Data supplied:
_____

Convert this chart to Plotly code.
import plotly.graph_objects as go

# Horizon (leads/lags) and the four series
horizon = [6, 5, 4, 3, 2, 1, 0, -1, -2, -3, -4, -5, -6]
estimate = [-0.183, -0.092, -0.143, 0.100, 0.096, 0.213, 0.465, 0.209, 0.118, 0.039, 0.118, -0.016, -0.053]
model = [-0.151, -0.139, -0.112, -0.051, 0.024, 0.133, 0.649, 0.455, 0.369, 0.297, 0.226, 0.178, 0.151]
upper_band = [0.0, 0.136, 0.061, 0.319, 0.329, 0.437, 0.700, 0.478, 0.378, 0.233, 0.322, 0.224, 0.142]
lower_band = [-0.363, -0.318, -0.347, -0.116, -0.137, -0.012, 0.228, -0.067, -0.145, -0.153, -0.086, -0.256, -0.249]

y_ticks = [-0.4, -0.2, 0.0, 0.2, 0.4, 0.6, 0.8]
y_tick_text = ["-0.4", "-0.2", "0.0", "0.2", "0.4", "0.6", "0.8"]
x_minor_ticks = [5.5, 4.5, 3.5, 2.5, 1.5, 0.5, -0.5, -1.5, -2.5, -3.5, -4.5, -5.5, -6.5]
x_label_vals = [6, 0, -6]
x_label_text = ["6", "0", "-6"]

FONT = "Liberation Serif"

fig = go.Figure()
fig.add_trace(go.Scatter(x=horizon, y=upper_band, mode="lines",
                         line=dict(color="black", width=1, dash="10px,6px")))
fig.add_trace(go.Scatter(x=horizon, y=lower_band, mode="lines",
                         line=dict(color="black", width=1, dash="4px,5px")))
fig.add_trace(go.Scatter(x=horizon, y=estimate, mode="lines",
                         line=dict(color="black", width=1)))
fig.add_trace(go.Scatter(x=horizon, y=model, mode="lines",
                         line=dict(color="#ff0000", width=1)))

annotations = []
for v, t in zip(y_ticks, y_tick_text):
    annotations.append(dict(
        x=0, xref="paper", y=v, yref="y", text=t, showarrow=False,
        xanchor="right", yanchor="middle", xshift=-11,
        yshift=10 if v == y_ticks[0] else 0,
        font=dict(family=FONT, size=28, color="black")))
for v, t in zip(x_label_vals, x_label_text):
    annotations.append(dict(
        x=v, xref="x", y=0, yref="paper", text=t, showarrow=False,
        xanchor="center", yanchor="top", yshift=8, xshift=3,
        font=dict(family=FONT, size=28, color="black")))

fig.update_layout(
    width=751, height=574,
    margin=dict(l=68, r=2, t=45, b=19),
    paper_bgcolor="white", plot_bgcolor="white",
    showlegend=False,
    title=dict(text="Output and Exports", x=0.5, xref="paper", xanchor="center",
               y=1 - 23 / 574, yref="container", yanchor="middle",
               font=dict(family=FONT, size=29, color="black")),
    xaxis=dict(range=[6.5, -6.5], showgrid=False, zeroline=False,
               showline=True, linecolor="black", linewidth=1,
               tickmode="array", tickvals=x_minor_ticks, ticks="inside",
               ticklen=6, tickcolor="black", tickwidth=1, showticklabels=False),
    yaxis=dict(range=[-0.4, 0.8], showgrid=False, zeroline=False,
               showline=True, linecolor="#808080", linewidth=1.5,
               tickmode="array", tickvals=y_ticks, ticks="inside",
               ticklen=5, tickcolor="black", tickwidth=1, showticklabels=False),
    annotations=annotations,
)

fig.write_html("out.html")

_____

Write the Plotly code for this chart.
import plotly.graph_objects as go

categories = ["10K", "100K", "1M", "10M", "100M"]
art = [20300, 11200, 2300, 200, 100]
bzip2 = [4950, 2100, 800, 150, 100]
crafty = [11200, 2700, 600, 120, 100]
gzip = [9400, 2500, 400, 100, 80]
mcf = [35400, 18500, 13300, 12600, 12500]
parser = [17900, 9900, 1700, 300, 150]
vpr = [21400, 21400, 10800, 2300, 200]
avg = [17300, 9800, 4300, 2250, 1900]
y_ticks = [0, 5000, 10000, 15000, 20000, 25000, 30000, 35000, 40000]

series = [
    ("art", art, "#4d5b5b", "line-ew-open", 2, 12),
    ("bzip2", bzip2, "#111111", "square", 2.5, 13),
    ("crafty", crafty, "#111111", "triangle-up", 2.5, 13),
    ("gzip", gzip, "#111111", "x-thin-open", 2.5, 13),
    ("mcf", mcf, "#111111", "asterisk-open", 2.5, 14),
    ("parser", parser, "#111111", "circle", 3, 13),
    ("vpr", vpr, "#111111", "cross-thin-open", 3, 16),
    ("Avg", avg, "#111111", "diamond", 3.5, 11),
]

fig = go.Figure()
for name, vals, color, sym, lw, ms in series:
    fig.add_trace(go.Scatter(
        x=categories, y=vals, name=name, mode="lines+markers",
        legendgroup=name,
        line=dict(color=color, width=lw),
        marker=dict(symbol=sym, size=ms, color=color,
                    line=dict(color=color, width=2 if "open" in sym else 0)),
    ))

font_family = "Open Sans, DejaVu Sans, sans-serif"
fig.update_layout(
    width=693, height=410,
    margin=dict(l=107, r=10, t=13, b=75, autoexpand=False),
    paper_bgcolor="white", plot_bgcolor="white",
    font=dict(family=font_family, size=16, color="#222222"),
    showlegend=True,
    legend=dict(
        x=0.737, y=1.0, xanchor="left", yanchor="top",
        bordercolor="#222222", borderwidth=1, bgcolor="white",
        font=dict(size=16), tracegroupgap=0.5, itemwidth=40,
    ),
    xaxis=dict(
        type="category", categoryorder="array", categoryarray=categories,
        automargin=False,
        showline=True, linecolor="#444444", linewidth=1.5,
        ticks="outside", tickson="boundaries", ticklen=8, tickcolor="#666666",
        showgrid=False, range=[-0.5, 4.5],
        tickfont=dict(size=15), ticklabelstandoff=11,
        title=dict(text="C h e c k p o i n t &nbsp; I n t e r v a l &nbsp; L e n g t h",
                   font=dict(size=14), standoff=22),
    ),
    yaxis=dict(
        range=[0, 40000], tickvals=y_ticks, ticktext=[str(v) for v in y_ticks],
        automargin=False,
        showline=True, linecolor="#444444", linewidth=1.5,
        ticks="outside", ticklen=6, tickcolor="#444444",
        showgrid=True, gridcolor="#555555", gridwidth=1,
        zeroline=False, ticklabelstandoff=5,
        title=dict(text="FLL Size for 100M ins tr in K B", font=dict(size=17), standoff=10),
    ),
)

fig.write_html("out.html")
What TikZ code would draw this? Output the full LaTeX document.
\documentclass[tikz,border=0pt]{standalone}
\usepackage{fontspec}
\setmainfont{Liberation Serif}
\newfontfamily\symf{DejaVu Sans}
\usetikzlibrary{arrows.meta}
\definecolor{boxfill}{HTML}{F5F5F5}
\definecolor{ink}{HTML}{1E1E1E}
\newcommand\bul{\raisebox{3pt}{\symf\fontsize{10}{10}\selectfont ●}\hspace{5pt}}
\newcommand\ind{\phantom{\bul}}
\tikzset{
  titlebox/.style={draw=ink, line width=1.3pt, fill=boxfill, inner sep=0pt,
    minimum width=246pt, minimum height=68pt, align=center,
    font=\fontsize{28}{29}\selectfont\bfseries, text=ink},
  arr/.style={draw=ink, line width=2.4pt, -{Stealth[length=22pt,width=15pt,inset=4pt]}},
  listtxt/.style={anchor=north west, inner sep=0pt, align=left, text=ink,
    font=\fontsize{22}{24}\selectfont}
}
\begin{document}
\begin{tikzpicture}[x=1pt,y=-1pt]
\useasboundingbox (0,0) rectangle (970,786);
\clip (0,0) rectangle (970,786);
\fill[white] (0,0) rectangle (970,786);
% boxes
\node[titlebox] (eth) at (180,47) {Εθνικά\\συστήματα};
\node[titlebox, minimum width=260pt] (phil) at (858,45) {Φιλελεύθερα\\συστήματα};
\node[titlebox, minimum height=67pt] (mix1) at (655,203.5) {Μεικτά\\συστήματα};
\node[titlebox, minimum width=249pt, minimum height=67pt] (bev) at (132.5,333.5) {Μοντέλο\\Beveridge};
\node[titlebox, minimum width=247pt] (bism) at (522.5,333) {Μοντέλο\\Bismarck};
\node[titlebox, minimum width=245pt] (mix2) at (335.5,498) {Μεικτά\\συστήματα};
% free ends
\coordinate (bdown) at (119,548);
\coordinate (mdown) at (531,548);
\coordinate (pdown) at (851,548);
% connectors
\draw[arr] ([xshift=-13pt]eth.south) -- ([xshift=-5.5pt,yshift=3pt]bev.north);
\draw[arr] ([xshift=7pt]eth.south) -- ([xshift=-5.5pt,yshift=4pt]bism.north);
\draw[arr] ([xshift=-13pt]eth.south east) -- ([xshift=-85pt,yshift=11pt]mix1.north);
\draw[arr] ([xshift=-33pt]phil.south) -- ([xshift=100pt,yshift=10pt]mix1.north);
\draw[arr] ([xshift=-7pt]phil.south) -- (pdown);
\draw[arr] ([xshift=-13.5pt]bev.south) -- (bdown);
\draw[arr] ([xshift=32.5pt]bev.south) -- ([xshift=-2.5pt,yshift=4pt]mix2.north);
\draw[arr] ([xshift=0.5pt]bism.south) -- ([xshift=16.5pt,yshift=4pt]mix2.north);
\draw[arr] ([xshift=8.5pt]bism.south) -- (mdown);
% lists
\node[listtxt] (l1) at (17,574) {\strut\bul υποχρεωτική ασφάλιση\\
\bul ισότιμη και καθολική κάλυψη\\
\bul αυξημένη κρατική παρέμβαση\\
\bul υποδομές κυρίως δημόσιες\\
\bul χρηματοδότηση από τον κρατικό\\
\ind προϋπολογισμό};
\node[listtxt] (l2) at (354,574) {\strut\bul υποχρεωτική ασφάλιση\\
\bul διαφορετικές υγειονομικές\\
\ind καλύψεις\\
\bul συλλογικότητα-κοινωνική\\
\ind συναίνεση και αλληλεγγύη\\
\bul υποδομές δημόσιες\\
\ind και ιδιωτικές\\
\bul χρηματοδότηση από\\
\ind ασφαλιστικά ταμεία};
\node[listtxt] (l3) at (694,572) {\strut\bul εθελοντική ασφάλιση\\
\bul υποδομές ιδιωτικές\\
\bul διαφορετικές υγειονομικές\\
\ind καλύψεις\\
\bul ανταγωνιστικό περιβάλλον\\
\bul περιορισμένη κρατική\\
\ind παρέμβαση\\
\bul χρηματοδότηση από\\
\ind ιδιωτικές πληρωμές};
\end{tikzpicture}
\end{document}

_____

Only the lines from the one holding "Write the Plotly code for this chart." through the one holding "30000, 35000, 40000]" are wanted; retype them exactly.

Write the Plotly code for this chart.
import plotly.graph_objects as go

categories = ["10K", "100K", "1M", "10M", "100M"]
art = [20300, 11200, 2300, 200, 100]
bzip2 = [4950, 2100, 800, 150, 100]
crafty = [11200, 2700, 600, 120, 100]
gzip = [9400, 2500, 400, 100, 80]
mcf = [35400, 18500, 13300, 12600, 12500]
parser = [17900, 9900, 1700, 300, 150]
vpr = [21400, 21400, 10800, 2300, 200]
avg = [17300, 9800, 4300, 2250, 1900]
y_ticks = [0, 5000, 10000, 15000, 20000, 25000, 30000, 35000, 40000]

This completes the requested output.